We took a break for lunch. Half of the research team headed to the city to the markets. They had worked hard and had the rest of the day off. The other half headed to the Artist Coop Kuonartist Art Center led be Jamo and joined by Louis. I will post photos (I am having trouble posting on Facebook- keep your eyes open for these photos). This place was incredible. We are all going back to the Art Center tomorrow to buy art. It is more than I could imagine in terms of beauty and meaning- await further info- you will be moved. I can say right now that Jerry and I will be buying a piece from an interactive art-work called “Tower of Babble.” Nan and Carla made BIG FRIENDS. Sadly, we had to leave in a hurry to finish our work before the printing deadline.
A quick lunch led to the final stage of item distillation. Nan, Joyce, and I completed the child final item list and Jessalyn, Carla, and Jamo finished the adult student final item generation list. This takes hours of interactive negotiation and evaluation. It takes grace.
Ahhh- what a beautiful word and we shined!
We got our first print job in the email by early afternoon. The second, third, four and fifth followed at steady equal intervals. Angie went to the copy center to monitor the process. As you can expect with any research project, there are road  bumps. The copy shop printed many, many sorting cards two-sided. This does not work as each card must be sorted individually. The copies must be one-sided. So, Angie had to work with the print shop to negotiate the corrections. This is not fun or easy and we are so grateful to Angle for her strength and grace in making this happen in time for us to move forward.
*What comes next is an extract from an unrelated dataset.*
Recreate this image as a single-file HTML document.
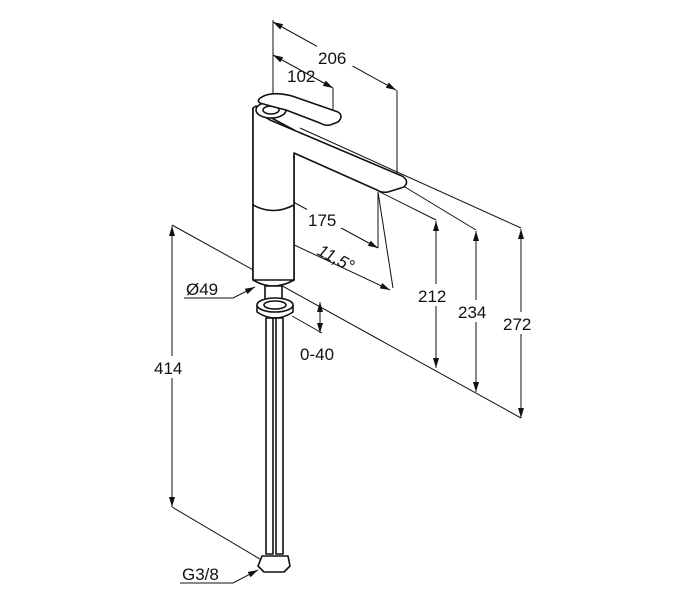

Like any good research team, we waited to hear what was happening with a glass of wine and lots of water for hydration (this is Africa). After a few hours, we were happy to hear that we had secured success. Zak, the driver, arrived with the bounty (we now call our baby) and we rejoiced (with not as much grace at this point- haha).
We spent A LOT of time making sure our schedule was set and made sure we would get to all of our outreaches for Phase II. Brooke and Susan are going to be preparing 300 packets before we go to outreach and to the Shine Center. All is set and good. Tomorrow is a regeneration day (hmmm, what did Webster say about grace?). And you must keep an eye out for our “waiting-for-copies” time together photos. It was fun.
 And so I close another night in Africa, beautiful, unpredictable Africa. I can say that the one thing that I have been able to predict this whole trip, is the commitment and grace of our team and the staff of AYP. The divine energy that comes from a higher power and within has seen us through so far and we are all gratitude.
 I am also grateful for my team, for Angie Wilkins, for Zak, and for all the people that we miss and who are missing us back in the USA (Hey Chloe and Maya – I love you and Daddy loves you).